"You have to leave the city of your comfort and go into the wilderness of your intuition. What you'll discover will be wonderful. What you'll discover is yourself."
~ Alan Alda
Everyone says that 2012 will be the end of the world as we know it. For me, it was true. My world changed this year. It is hard to know where to begin, but maybe less is more and all you need to know is that I need to spend some time finding myself. I honestly don't know what I expect to find; that is the beauty of a vision quest. The basset hound and I have rented an SUV, we are loading a cooler with beer, and driving until the cell phone looses service.
The itch started some time ago. It has finally become unbearable. The city is hot. It stinks like people. Everywhere you go there is people! Work -- Let's just say it isn't called "Happy Fun Time" for a reason. Electricity pumps through your blood stream after spending too long in the city. Its been 2 years that I haven't left the city. I also haven't had the pleasure of my own vehicle since December.. ..The open road calls my name.. This vacation is long overdue.
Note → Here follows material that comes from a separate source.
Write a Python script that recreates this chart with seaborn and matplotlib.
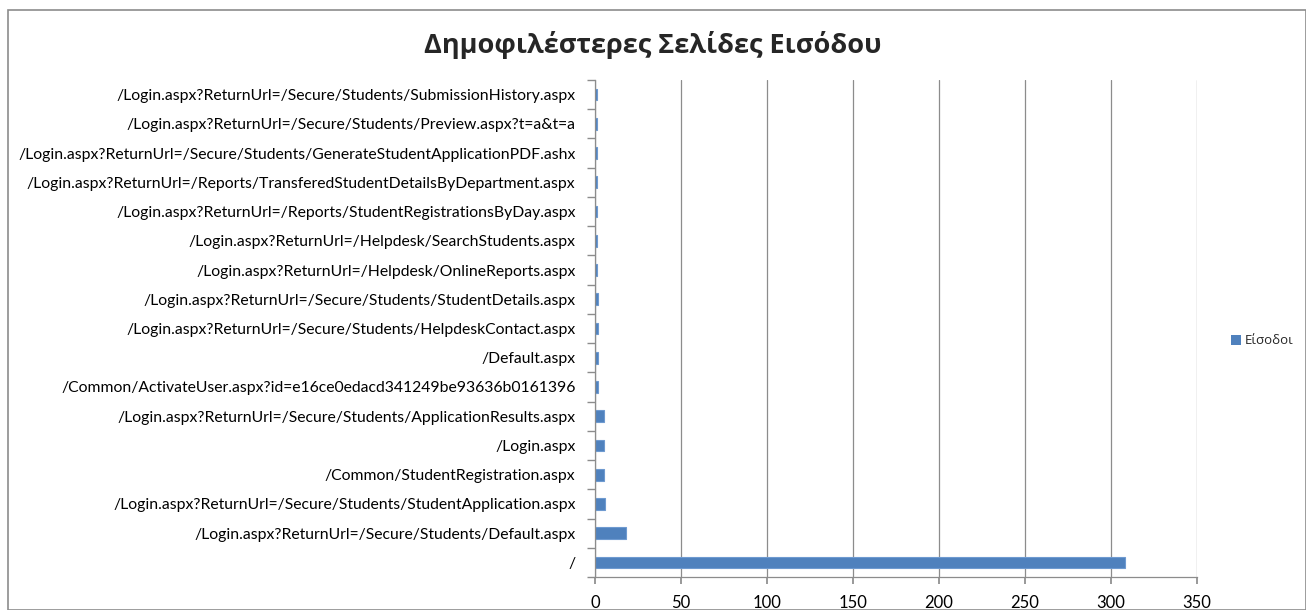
import matplotlib
matplotlib.use("Agg")
import matplotlib.pyplot as plt
import seaborn as sns
import pandas as pd
from matplotlib.patches import Rectangle, Patch
from matplotlib.ticker import FixedLocator

pages = [
    "/Login.aspx?ReturnUrl=/Secure/Students/SubmissionHistory.aspx",
    "/Login.aspx?ReturnUrl=/Secure/Students/Preview.aspx?t=a&t=a",
    "/Login.aspx?ReturnUrl=/Secure/Students/GenerateStudentApplicationPDF.ashx",
    "/Login.aspx?ReturnUrl=/Reports/TransferedStudentDetailsByDepartment.aspx",
    "/Login.aspx?ReturnUrl=/Reports/StudentRegistrationsByDay.aspx",
    "/Login.aspx?ReturnUrl=/Helpdesk/SearchStudents.aspx",
    "/Login.aspx?ReturnUrl=/Helpdesk/OnlineReports.aspx",
    "/Login.aspx?ReturnUrl=/Secure/Students/StudentDetails.aspx",
    "/Login.aspx?ReturnUrl=/Secure/Students/HelpdeskContact.aspx",
    "/Default.aspx",
    "/Common/ActivateUser.aspx?id=e16ce0edacd341249be93636b0161396",
    "/Login.aspx?ReturnUrl=/Secure/Students/ApplicationResults.aspx",
    "/Login.aspx",
    "/Common/StudentRegistration.aspx",
    "/Login.aspx?ReturnUrl=/Secure/Students/StudentApplication.aspx",
    "/Login.aspx?ReturnUrl=/Secure/Students/Default.aspx",
    "/",
]
entries = [1, 1, 1, 1, 1, 1, 1, 2, 2, 2, 2, 5, 5, 5, 6, 18, 308]
series_name = "Είσοδοι"
title = "Δημοφιλέστερες Σελίδες Εισόδου"
x_ticks = [0, 50, 100, 150, 200, 250, 300, 350]

df = pd.DataFrame({"page": pages, "entries": entries})

sns.set_theme(style="white")
plt.rcParams["font.family"] = ["Lato", "DejaVu Sans"]

fig = plt.figure(figsize=(13.06, 6.10), dpi=100)
ax = fig.add_axes([595 / 1306, 1 - 577 / 610, (1197 - 595) / 1306, (577 - 80) / 610])

color = "#4F81BD"
sns.barplot(data=df, x="entries", y="page", orient="h", color=color,
            width=0.4, ax=ax, saturation=1, edgecolor="#6E9AD0", linewidth=0.8)

ax.set_xlim(0, 350)
ax.set_ylim(len(pages) - 0.5, -0.5)
ax.xaxis.set_major_locator(FixedLocator(x_ticks))
ax.grid(axis="x", color="#8C8C8C", linewidth=0.9)
ax.set_axisbelow(True)
ax.set_xlabel("")
ax.set_ylabel("")

for s in ["top", "right"]:
    ax.spines[s].set_visible(False)
for s in ["left", "bottom"]:
    ax.spines[s].set_color("#8C8C8C")
    ax.spines[s].set_linewidth(0.9)

ax.tick_params(axis="x", which="major", direction="out", length=5, color="#8C8C8C",
               labelsize=12, pad=8, bottom=True)
ax.tick_params(axis="y", which="major", length=0, labelsize=11.3, pad=14)
ax.yaxis.set_minor_locator(FixedLocator([i - 0.5 for i in range(len(pages) + 1)]))
ax.tick_params(axis="y", which="minor", direction="out", length=6, color="#8C8C8C", left=True)
for lbl in ax.get_xticklabels() + ax.get_yticklabels():
    lbl.set_color("black")

fig.text(0.5, 1 - 45 / 610, title, ha="center", va="center",
         fontsize=19.5, fontweight="bold", family=["Open Sans", "DejaVu Sans"])

handle = Patch(facecolor=color, edgecolor="none")
fig.legend([handle], [series_name], loc="center left",
           bbox_to_anchor=(1231 / 1306, 1 - 341 / 610), frameon=False,
           prop={"family": ["Open Sans", "DejaVu Sans"], "size": 9.5},
           handlelength=0.75, handleheight=0.75, handletextpad=0.3,
           borderaxespad=0, borderpad=0)

fig.patches.append(Rectangle((8 / 1306, 0), 1 - 8 / 1306, 1 - 10 / 610,
                             transform=fig.transFigure, fill=False,
                             edgecolor="#8C8C8C", linewidth=1.2))

fig.savefig("out.png", dpi=100)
I can't help it.. I am just SO excited!!! It is all I can think about, therefore all I can talk about, and I am worthless otherwise. Purposely building anxiety, I can see my friends getting excited for me as well! And I haven't even gotten to the good part yet! The destination..
For 7 days I will tour Southwest Colorado Mining towns. Starting in a little place called Dunton Hot Springs, the tour will advance to Telluride, where my lovely mother and I have a standing brunch date for Lox Eggs Benedict and a Bloodymary. ..be jealous.. :) Continuing north, I will stop in Montrose, the largest town on my route. Here I will recoup with Grandmothers and friends before heading into the great unknown.. Up until this part I will have company. Friends and family dot the countryside along the way, and I have alot of faces to visit! My vision quest turns solitary at this point. There is a wonderful little hot spring just before Ouray on my return trip where I can camp for the night. Did I mention it is clothing optional? Silverton is next, probably just for lunch and a visit to the miners shrine. The last night, between Silverton and Durango there is a campsite at 10,515 ft elevation where I am determined to make it through the night. It could snow.
"If you should, in your imagination, put together in one small group, perhaps 12 miles square, all the heights and depths, the rugged precipices and polished faces of rock, and all the sharp pinnacles and deeply indented crests, and twenty times the inaccessible summits that both of us have ever seen, you would not have a picture equal to this."